Pelatih Tanjungbalai Sukimin alias Kim Su In berdiskusi dengan asistennya Dedi Suriono. Waspada/Nurkarim Nehe
PERANG Badar Selat Malaka terjadi dalam semifinal sepakbola Porprovsu 2022 di “Ancak Locah” (Tempat berlumpur atau becek, istilah pesisir-red), Lapangan PPLP Sumut, Rabu (2/11) sore, antara Tanjungbalai dan Asahan.
Musim ini agaknya menciptakan kondisi demikian bagi pengulangan takdir “perang saudara PSTS Tanjungalai versus PSSA Asahan di era 1970-1980-an”.
Bedanya dahulu perang selalu terjadi di atas rumput segar menghijau Stadion Mutiara Kisaran atau Stadion Asahan Sakti Kota Tanjungbalai. Di Porprovsu 2022 ini perang justru di rumput bercampur lumpur.
“Jangan maen locah sajo ko yo (baca: jangan bermain di lumpur saja kau ya-red),” selalu demikian teriakan ibu kepada anaknya jika bermain di halaman yang becek. Artinya, emak-emak sangat melarang anak anak bermain di arena seperti itu.
Perang Badar Selat Malaka Rabu sore dimenangkan pasukan yang dipoles Kim Su In alias Sukimin, pelatih Tanjungbalai mantan pemain PSSA Asahan 2-1 untuk Tanjungbalai, lewat perpanjangan waktu.
Ini bukan reinkarnasi hasil PSTS-PSSA tetapi pengulangan takdir tangan dingin Sukimin mengalahkan kampung halamannya Asahan saat membawa pasukan Labura di semifinal Porprovsu 2014 di Stadion Mini USU dengan hasil 3-1 (1-1) juga lewat perpanjangan waktu. “Luar biasa sampeyan Kim…”
Kim bersama asisten pelatih Tanjungbalai Dedi Suriono asal Labura tidak serta merta merasa puas bisa menjinakkan Badai Selat Malaka favorit juara, Asahan, karena di final Jumat (4/11) Tanjungbalai akan berhadapan dengan raksasa Medan yang berhasil menyingkirkan Sergai di semifinal dengan kondisi pemain Tanjungbalai satu terkena kartu merah di semifinal lalu sebagian besar pemainnya cedera akibat Perang Badar dengan saudara kandungnya, Asahan.

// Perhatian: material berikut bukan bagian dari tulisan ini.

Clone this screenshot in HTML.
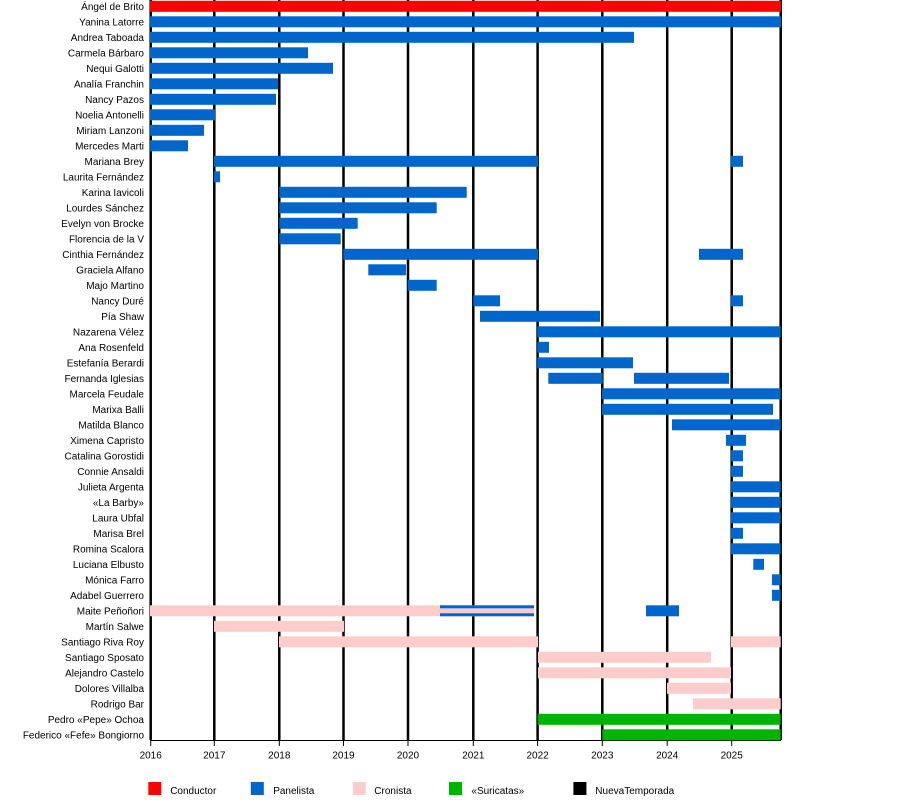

Kondisi Tanjungbalai ini tentu saja menguntungkan Medan yang relatif lebih fresh karena laga yang dilakoninya di Stadion Mini USU berbeda dengan enerji ke luar di Lapangan PPLP Sumut.
Istirahat satu hari tidak layak bagi Tanjungbalai untuk pulih dari keterkurasan power menyingkirkan Asahan lalu harus tegak menumbangkan raksasa Medan. Tapi bola masih tetap bulat.
Sebagai Laksmana Diraja Selat Malaka sebaliknya anak-anak Asahan Sakti (Stadion Kota Tanjungbalai) tidak mungkin menyurutkan langkah nan gagah. Sekali Tepak Sirih terhidang maka seribu rentak rebana membahana membentuk gerak tarian ombak bergulung menghempas pantai dari Tanjung Sarang Helang sampai Gabion Belawan.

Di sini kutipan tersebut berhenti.